Omit every picture, and retype the lines that run from the beginning of the data below through the line containing "16.8, 17.65, 17.65]", inclusive.

________________________

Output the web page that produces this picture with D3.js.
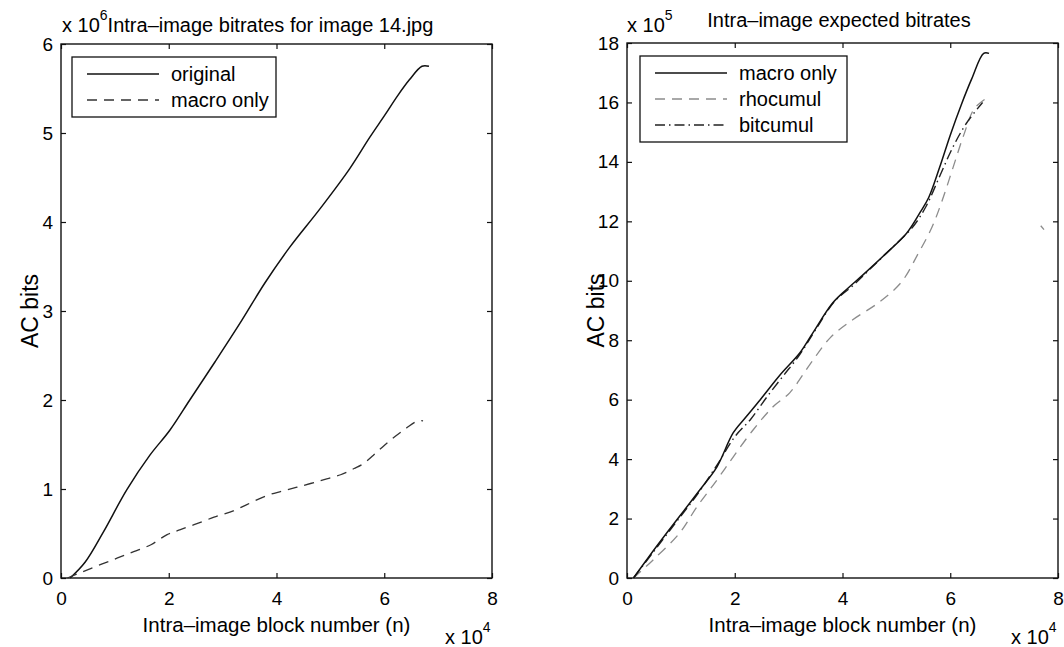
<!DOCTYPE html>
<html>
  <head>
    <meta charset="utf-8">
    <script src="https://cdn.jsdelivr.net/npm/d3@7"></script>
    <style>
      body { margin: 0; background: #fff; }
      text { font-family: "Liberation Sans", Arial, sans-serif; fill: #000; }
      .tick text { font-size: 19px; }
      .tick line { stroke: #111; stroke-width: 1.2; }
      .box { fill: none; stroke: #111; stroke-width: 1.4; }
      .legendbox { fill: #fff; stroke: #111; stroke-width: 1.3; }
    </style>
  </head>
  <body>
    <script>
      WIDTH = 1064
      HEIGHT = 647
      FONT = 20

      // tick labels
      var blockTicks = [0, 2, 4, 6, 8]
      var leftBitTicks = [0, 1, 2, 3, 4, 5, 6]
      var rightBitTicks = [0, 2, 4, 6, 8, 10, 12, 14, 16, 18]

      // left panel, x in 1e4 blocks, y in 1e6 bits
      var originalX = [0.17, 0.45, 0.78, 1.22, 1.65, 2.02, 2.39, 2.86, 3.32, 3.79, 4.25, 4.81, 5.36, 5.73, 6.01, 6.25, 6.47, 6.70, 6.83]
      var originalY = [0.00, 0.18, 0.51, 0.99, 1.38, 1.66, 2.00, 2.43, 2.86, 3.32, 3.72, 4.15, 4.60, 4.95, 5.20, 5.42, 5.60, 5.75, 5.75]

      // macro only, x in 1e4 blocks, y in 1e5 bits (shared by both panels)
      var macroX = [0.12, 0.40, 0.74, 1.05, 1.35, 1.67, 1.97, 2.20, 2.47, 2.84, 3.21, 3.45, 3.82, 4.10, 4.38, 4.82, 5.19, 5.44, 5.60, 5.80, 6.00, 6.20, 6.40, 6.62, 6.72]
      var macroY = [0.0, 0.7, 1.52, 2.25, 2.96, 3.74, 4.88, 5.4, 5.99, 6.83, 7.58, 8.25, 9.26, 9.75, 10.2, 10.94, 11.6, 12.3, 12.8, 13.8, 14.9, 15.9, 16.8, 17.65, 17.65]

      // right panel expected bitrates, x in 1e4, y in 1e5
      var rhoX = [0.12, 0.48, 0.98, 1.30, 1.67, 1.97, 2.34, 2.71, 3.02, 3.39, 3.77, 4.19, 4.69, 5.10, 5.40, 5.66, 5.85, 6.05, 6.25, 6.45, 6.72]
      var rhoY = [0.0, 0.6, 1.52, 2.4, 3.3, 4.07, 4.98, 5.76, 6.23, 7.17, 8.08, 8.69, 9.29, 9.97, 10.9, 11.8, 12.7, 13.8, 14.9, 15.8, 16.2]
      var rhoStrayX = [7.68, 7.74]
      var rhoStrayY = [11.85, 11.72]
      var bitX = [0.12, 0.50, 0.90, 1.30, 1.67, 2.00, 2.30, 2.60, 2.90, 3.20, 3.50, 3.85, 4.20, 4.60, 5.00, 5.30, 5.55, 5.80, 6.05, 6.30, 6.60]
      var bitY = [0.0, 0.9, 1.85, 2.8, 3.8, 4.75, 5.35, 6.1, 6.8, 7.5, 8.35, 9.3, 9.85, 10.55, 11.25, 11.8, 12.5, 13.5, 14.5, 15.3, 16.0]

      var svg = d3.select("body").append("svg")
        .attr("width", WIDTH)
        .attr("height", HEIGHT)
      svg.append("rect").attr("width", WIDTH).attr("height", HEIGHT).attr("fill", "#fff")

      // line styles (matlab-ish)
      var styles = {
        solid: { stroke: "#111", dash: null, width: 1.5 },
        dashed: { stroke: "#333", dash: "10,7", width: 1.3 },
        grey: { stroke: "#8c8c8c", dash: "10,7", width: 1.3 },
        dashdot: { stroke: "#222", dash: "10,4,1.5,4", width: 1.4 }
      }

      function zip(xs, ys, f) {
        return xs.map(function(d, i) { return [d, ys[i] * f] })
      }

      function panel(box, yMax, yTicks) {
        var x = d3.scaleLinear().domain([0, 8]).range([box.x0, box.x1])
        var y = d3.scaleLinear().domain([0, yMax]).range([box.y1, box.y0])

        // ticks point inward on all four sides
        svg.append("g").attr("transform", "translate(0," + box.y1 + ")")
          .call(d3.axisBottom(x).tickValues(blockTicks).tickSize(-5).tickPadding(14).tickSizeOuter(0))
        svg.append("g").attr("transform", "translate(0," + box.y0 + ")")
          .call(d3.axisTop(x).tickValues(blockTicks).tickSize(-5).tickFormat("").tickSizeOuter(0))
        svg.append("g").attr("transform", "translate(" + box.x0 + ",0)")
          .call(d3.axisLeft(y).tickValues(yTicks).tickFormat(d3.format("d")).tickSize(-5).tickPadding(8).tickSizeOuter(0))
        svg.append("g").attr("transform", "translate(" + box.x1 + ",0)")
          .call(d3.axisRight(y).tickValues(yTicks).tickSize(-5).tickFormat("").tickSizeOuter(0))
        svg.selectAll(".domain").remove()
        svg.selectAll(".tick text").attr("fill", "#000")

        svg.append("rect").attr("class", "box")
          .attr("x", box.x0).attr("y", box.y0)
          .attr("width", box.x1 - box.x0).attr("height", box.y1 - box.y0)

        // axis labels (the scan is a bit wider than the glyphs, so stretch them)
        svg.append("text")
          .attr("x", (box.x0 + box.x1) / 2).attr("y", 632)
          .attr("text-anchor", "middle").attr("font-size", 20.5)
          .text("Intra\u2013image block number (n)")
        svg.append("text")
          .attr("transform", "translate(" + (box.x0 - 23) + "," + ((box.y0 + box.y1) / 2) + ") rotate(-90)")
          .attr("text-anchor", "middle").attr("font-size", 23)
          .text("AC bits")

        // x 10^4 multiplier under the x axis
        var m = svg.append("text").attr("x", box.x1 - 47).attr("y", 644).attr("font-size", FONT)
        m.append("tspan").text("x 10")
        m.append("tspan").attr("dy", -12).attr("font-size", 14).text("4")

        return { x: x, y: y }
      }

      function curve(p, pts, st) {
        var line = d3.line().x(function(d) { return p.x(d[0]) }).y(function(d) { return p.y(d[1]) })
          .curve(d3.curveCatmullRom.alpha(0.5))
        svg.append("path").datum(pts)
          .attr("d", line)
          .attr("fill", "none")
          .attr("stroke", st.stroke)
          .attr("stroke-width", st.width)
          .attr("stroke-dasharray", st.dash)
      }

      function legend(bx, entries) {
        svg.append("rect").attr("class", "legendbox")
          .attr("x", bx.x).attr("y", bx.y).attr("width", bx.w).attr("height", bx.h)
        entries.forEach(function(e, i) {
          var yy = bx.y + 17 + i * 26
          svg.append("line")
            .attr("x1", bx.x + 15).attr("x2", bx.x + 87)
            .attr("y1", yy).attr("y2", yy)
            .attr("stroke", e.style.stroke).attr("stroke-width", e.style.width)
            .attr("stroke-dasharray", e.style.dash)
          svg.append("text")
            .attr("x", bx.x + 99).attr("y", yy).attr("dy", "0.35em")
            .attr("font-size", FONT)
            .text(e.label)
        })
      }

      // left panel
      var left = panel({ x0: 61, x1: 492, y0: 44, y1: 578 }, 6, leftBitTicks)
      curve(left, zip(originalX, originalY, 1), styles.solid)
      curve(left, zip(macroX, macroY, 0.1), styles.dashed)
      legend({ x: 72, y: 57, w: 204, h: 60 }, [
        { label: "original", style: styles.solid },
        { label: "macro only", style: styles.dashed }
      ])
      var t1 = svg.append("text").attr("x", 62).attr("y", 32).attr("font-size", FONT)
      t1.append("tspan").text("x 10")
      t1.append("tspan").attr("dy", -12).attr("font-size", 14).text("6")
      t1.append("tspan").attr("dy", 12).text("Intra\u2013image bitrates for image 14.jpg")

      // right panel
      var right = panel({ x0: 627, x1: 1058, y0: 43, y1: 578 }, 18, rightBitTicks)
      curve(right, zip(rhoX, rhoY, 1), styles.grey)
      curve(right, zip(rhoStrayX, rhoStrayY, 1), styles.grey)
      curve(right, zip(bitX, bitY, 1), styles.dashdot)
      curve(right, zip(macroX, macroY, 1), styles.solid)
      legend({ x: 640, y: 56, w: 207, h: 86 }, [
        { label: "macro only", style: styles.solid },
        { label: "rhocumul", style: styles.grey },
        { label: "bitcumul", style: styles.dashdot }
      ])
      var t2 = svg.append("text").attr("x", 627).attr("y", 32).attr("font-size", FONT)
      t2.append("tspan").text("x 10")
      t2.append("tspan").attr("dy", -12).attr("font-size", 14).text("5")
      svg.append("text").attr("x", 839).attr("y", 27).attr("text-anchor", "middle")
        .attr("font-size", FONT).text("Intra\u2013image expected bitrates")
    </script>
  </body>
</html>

________________________

Final result:
Output the web page that produces this picture with D3.js.
<!DOCTYPE html>
<html>
  <head>
    <meta charset="utf-8">
    <script src="https://cdn.jsdelivr.net/npm/d3@7"></script>
    <style>
      body { margin: 0; background: #fff; }
      text { font-family: "Liberation Sans", Arial, sans-serif; fill: #000; }
      .tick text { font-size: 19px; }
      .tick line { stroke: #111; stroke-width: 1.2; }
      .box { fill: none; stroke: #111; stroke-width: 1.4; }
      .legendbox { fill: #fff; stroke: #111; stroke-width: 1.3; }
    </style>
  </head>
  <body>
    <script>
      WIDTH = 1064
      HEIGHT = 647
      FONT = 20

      // tick labels
      var blockTicks = [0, 2, 4, 6, 8]
      var leftBitTicks = [0, 1, 2, 3, 4, 5, 6]
      var rightBitTicks = [0, 2, 4, 6, 8, 10, 12, 14, 16, 18]

      // left panel, x in 1e4 blocks, y in 1e6 bits
      var originalX = [0.17, 0.45, 0.78, 1.22, 1.65, 2.02, 2.39, 2.86, 3.32, 3.79, 4.25, 4.81, 5.36, 5.73, 6.01, 6.25, 6.47, 6.70, 6.83]
      var originalY = [0.00, 0.18, 0.51, 0.99, 1.38, 1.66, 2.00, 2.43, 2.86, 3.32, 3.72, 4.15, 4.60, 4.95, 5.20, 5.42, 5.60, 5.75, 5.75]

      // macro only, x in 1e4 blocks, y in 1e5 bits (shared by both panels)
      var macroX = [0.12, 0.40, 0.74, 1.05, 1.35, 1.67, 1.97, 2.20, 2.47, 2.84, 3.21, 3.45, 3.82, 4.10, 4.38, 4.82, 5.19, 5.44, 5.60, 5.80, 6.00, 6.20, 6.40, 6.62, 6.72]
      var macroY = [0.0, 0.7, 1.52, 2.25, 2.96, 3.74, 4.88, 5.4, 5.99, 6.83, 7.58, 8.25, 9.26, 9.75, 10.2, 10.94, 11.6, 12.3, 12.8, 13.8, 14.9, 15.9, 16.8, 17.65, 17.65]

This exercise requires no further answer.